→ **SET EXERCISE**:
Give every line of the material again, exactly as written.

→ **COLLECTED MATERIAL**:
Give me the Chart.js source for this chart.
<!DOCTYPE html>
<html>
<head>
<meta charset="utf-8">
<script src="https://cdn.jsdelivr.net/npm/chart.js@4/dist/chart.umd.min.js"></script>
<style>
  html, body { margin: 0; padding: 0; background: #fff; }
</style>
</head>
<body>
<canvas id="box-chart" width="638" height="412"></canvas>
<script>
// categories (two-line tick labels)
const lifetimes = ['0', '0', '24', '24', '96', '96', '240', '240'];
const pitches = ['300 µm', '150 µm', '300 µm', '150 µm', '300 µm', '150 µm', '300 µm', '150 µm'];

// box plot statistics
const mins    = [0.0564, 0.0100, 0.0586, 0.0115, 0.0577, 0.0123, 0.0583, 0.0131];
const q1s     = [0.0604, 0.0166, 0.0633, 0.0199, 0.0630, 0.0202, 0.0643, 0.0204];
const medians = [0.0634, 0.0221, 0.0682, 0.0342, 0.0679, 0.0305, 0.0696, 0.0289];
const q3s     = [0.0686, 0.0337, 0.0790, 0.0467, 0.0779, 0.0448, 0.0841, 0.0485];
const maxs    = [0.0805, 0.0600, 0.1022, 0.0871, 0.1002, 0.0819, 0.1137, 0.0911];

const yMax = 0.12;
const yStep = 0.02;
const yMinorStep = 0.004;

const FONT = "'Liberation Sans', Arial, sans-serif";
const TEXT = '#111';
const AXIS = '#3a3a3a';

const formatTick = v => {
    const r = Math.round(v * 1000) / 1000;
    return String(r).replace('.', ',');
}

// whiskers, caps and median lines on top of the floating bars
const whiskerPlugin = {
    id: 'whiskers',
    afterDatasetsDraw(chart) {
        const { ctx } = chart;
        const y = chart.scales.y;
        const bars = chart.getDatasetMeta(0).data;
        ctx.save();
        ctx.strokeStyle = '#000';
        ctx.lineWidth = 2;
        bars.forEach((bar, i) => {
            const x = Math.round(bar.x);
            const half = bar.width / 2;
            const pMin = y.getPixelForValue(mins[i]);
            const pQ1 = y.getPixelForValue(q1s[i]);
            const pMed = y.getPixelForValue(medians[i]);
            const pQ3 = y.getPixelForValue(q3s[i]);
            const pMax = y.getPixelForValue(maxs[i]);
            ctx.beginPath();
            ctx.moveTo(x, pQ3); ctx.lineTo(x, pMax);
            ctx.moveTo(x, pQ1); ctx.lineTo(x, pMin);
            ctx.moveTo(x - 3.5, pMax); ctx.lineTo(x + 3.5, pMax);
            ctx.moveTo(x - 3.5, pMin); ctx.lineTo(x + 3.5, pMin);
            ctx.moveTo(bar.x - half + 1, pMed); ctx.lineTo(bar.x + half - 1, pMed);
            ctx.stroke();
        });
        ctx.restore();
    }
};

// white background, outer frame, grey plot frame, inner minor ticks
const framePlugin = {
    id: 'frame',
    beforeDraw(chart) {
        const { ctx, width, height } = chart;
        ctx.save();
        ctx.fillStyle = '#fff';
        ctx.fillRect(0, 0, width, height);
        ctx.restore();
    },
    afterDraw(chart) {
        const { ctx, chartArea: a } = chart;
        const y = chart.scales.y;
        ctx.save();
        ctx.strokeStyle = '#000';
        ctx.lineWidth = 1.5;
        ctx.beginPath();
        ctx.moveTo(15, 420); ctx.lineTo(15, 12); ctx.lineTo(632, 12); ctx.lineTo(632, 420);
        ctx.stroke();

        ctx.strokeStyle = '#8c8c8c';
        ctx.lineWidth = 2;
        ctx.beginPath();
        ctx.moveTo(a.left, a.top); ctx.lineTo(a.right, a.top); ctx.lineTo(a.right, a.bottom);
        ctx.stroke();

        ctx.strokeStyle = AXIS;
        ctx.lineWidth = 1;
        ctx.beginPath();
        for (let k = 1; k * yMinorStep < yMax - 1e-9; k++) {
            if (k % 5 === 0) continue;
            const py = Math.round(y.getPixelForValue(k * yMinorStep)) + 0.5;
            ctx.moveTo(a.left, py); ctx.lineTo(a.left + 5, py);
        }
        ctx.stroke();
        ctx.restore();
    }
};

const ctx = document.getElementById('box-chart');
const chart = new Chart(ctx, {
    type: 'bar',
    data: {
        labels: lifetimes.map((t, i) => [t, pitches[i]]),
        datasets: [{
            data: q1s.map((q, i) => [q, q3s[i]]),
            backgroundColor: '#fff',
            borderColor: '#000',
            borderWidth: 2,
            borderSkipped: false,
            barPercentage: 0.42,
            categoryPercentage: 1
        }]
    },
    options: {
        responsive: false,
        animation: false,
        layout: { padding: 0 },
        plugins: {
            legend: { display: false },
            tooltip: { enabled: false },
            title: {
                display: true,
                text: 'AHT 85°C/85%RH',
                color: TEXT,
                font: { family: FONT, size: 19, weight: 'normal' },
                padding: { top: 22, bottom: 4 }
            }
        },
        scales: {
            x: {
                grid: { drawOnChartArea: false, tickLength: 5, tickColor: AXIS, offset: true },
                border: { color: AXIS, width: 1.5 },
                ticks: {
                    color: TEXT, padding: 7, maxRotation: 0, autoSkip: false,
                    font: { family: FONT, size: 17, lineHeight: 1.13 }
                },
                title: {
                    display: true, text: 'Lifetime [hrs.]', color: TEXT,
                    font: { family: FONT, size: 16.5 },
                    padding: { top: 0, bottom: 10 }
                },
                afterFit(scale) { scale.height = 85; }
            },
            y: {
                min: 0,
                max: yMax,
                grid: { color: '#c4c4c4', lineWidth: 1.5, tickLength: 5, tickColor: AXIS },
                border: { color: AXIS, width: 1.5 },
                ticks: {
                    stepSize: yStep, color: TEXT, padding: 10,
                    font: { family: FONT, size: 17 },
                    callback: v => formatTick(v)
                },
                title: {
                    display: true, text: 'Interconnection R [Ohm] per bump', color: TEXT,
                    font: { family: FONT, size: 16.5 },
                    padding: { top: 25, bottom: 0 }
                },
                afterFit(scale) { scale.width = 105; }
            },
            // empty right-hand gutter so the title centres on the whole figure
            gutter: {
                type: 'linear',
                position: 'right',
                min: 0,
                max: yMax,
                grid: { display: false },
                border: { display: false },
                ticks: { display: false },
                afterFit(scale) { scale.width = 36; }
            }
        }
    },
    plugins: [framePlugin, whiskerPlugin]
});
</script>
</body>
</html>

→ **OUTPUT**:
Give me the Chart.js source for this chart.
<!DOCTYPE html>
<html>
<head>
<meta charset="utf-8">
<script src="https://cdn.jsdelivr.net/npm/chart.js@4/dist/chart.umd.min.js"></script>
<style>
  html, body { margin: 0; padding: 0; background: #fff; }
</style>
</head>
<body>
<canvas id="box-chart" width="638" height="412"></canvas>
<script>
// categories (two-line tick labels)
const lifetimes = ['0', '0', '24', '24', '96', '96', '240', '240'];
const pitches = ['300 µm', '150 µm', '300 µm', '150 µm', '300 µm', '150 µm', '300 µm', '150 µm'];

// box plot statistics
const mins    = [0.0564, 0.0100, 0.0586, 0.0115, 0.0577, 0.0123, 0.0583, 0.0131];
const q1s     = [0.0604, 0.0166, 0.0633, 0.0199, 0.0630, 0.0202, 0.0643, 0.0204];
const medians = [0.0634, 0.0221, 0.0682, 0.0342, 0.0679, 0.0305, 0.0696, 0.0289];
const q3s     = [0.0686, 0.0337, 0.0790, 0.0467, 0.0779, 0.0448, 0.0841, 0.0485];
const maxs    = [0.0805, 0.0600, 0.1022, 0.0871, 0.1002, 0.0819, 0.1137, 0.0911];

const yMax = 0.12;
const yStep = 0.02;
const yMinorStep = 0.004;

const FONT = "'Liberation Sans', Arial, sans-serif";
const TEXT = '#111';
const AXIS = '#3a3a3a';

const formatTick = v => {
    const r = Math.round(v * 1000) / 1000;
    return String(r).replace('.', ',');
}

// whiskers, caps and median lines on top of the floating bars
const whiskerPlugin = {
    id: 'whiskers',
    afterDatasetsDraw(chart) {
        const { ctx } = chart;
        const y = chart.scales.y;
        const bars = chart.getDatasetMeta(0).data;
        ctx.save();
        ctx.strokeStyle = '#000';
        ctx.lineWidth = 2;
        bars.forEach((bar, i) => {
            const x = Math.round(bar.x);
            const half = bar.width / 2;
            const pMin = y.getPixelForValue(mins[i]);
            const pQ1 = y.getPixelForValue(q1s[i]);
            const pMed = y.getPixelForValue(medians[i]);
            const pQ3 = y.getPixelForValue(q3s[i]);
            const pMax = y.getPixelForValue(maxs[i]);
            ctx.beginPath();
            ctx.moveTo(x, pQ3); ctx.lineTo(x, pMax);
            ctx.moveTo(x, pQ1); ctx.lineTo(x, pMin);
            ctx.moveTo(x - 3.5, pMax); ctx.lineTo(x + 3.5, pMax);
            ctx.moveTo(x - 3.5, pMin); ctx.lineTo(x + 3.5, pMin);
            ctx.moveTo(bar.x - half + 1, pMed); ctx.lineTo(bar.x + half - 1, pMed);
            ctx.stroke();
        });
        ctx.restore();
    }
};

// white background, outer frame, grey plot frame, inner minor ticks
const framePlugin = {
    id: 'frame',
    beforeDraw(chart) {
        const { ctx, width, height } = chart;
        ctx.save();
        ctx.fillStyle = '#fff';
        ctx.fillRect(0, 0, width, height);
        ctx.restore();
    },
    afterDraw(chart) {
        const { ctx, chartArea: a } = chart;
        const y = chart.scales.y;
        ctx.save();
        ctx.strokeStyle = '#000';
        ctx.lineWidth = 1.5;
        ctx.beginPath();
        ctx.moveTo(15, 420); ctx.lineTo(15, 12); ctx.lineTo(632, 12); ctx.lineTo(632, 420);
        ctx.stroke();

        ctx.strokeStyle = '#8c8c8c';
        ctx.lineWidth = 2;
        ctx.beginPath();
        ctx.moveTo(a.left, a.top); ctx.lineTo(a.right, a.top); ctx.lineTo(a.right, a.bottom);
        ctx.stroke();

        ctx.strokeStyle = AXIS;
        ctx.lineWidth = 1;
        ctx.beginPath();
        for (let k = 1; k * yMinorStep < yMax - 1e-9; k++) {
            if (k % 5 === 0) continue;
            const py = Math.round(y.getPixelForValue(k * yMinorStep)) + 0.5;
            ctx.moveTo(a.left, py); ctx.lineTo(a.left + 5, py);
        }
        ctx.stroke();
        ctx.restore();
    }
};

const ctx = document.getElementById('box-chart');
const chart = new Chart(ctx, {
    type: 'bar',
    data: {
        labels: lifetimes.map((t, i) => [t, pitches[i]]),
        datasets: [{
            data: q1s.map((q, i) => [q, q3s[i]]),
            backgroundColor: '#fff',
            borderColor: '#000',
            borderWidth: 2,
            borderSkipped: false,
            barPercentage: 0.42,
            categoryPercentage: 1
        }]
    },
    options: {
        responsive: false,
        animation: false,
        layout: { padding: 0 },
        plugins: {
            legend: { display: false },
            tooltip: { enabled: false },
            title: {
                display: true,
                text: 'AHT 85°C/85%RH',
                color: TEXT,
                font: { family: FONT, size: 19, weight: 'normal' },
                padding: { top: 22, bottom: 4 }
            }
        },
        scales: {
            x: {
                grid: { drawOnChartArea: false, tickLength: 5, tickColor: AXIS, offset: true },
                border: { color: AXIS, width: 1.5 },
                ticks: {
                    color: TEXT, padding: 7, maxRotation: 0, autoSkip: false,
                    font: { family: FONT, size: 17, lineHeight: 1.13 }
                },
                title: {
                    display: true, text: 'Lifetime [hrs.]', color: TEXT,
                    font: { family: FONT, size: 16.5 },
                    padding: { top: 0, bottom: 10 }
                },
                afterFit(scale) { scale.height = 85; }
            },
            y: {
                min: 0,
                max: yMax,
                grid: { color: '#c4c4c4', lineWidth: 1.5, tickLength: 5, tickColor: AXIS },
                border: { color: AXIS, width: 1.5 },
                ticks: {
                    stepSize: yStep, color: TEXT, padding: 10,
                    font: { family: FONT, size: 17 },
                    callback: v => formatTick(v)
                },
                title: {
                    display: true, text: 'Interconnection R [Ohm] per bump', color: TEXT,
                    font: { family: FONT, size: 16.5 },
                    padding: { top: 25, bottom: 0 }
                },
                afterFit(scale) { scale.width = 105; }
            },
            // empty right-hand gutter so the title centres on the whole figure
            gutter: {
                type: 'linear',
                position: 'right',
                min: 0,
                max: yMax,
                grid: { display: false },
                border: { display: false },
                ticks: { display: false },
                afterFit(scale) { scale.width = 36; }
            }
        }
    },
    plugins: [framePlugin, whiskerPlugin]
});
</script>
</body>
</html>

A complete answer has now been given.